The Office of the Comptroller of the Currency (OCC) issued an interpretive letter confirming that the National Bank Act (NBA) preempts state money transmitter licensing requirements as applied to national banks, regardless of whether the bank satisfies a state law exemption from the licensing requirement. The letter affirms settled doctrine in restating the OCC’s position that states are not permitted to require national banks to obtain state permission before exercising powers granted under federal law.
Background
The OCC issued the interpretive letter in response to a request from a New York-chartered limited liability trust company that received OCC approval to convert to an uninsured national bank with operations limited to those of a trust company.
Before becoming a national bank, the company held money transmitter licenses in multiple states, but subsequently surrendered the licenses. The Iowa Division of Banking questioned the license surrender, noting that Iowa law requires that entities engaged in money transmission obtain a license unless subject to an exemption, and that the company did not satisfy a license exemption applicable to national banks because it did not maintain federally insured deposits. The Iowa Division of Banking requested that the company provide a legal basis for the surrender of the license, and the company sought confirmation from the OCC that it could continue its operations without being subject to state licensing regimes.
OCC analysis
The OCC agreed with the company that, as a national bank, it was no longer required to maintain an Iowa money transmitter license even if its activities were considered money transmission under Iowa law.

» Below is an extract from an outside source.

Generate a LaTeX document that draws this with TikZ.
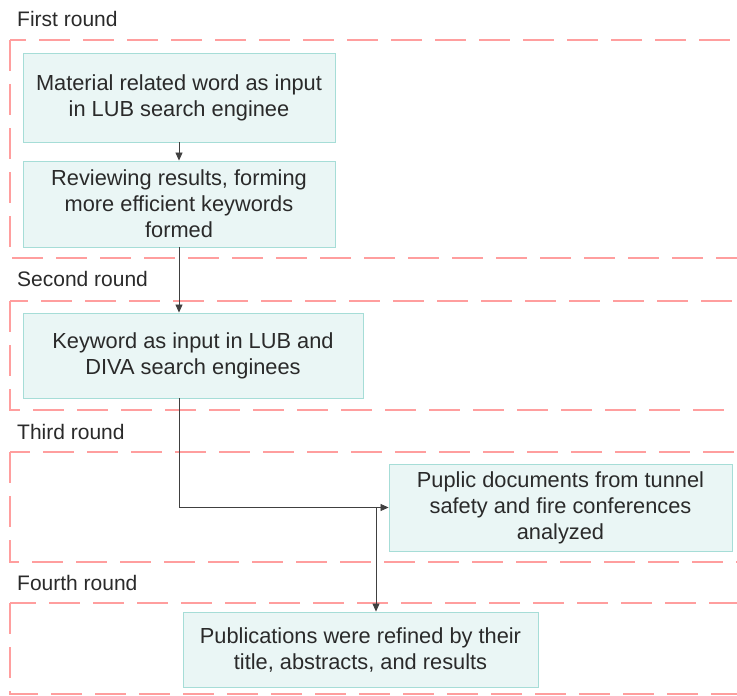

The OCC noted its conclusion was “clear and unambiguous under applicable law and longstanding precedent,” and grounded its analysis in two legal principles:
- National Bank Act preemption
Federal law authorizes national banks to engage in a range of activities on a nationwide basis. Under the governing standard, a state law is preempted where it “prevents or significantly interferes” with the exercise of those powers.
The OCC reasoned that a state money transmitter licensing requirement operates as a condition on the exercise of federally authorized banking activities. Even if framed as a threshold or procedural requirement, such a regime would subject a national bank’s ability to operate to state approval. The OCC emphasized that this type of condition is inconsistent with the structure of the NBA, which allows national banks to exercise their powers without obtaining additional state permission – and which precludes outcomes where a state could effectively block or curtail those powers through licensing decisions.
- Exclusive visitorial authority
The OCC separately relied on the NBA’s allocation of supervisory authority. Under 12 USC § 484, national banks are subject to federal “visitorial” powers – such as examination, reporting and enforcement – except in limited circumstances.
The OCC observed that state licensing regimes typically entail ongoing supervisory features, including reporting obligations, examination authority and enforcement tools. Applying such a framework to a national bank would, in the OCC’s view, transfer oversight authority that federal law assigns exclusively to the OCC. That conflict provides an independent basis for rejecting the application of state licensing requirements.
Taken together, the OCC concluded that a national bank may conduct its federally authorized activities nationwide without obtaining a state money transmitter license, regardless of whether it satisfies any state-law exemption.
What’s next?
While the interpretive letter does not break new doctrinal ground, it reiterates preemption principles and applies the doctrine to an increasingly popular compliance approach/business model: digital asset businesses and other fintechs seeking and securing national trust bank charters in place of state money transmission licenses. Note also that the letter’s preemption reasoning extends beyond Iowa, as the OCC expressly confirmed that the analysis applies to similar state money transmitter licensing requirements across all states, regardless of whether the state limits its express licensing exemptions to a subset of national banks.
Businesses considering engaging in payments-related activities, or that already do, may consider the possibilities of obtaining or converting to a national bank charter and the implications for a state money transmitter license compliance strategy. For state regulators, the letter highlights the limits of state oversight where national banks are acting within their federally authorized powers (as interpreted by the federal authority) and clarifies states cannot use money transmitter licensing regimes as an indirect mechanism to regulate or supervise national banks.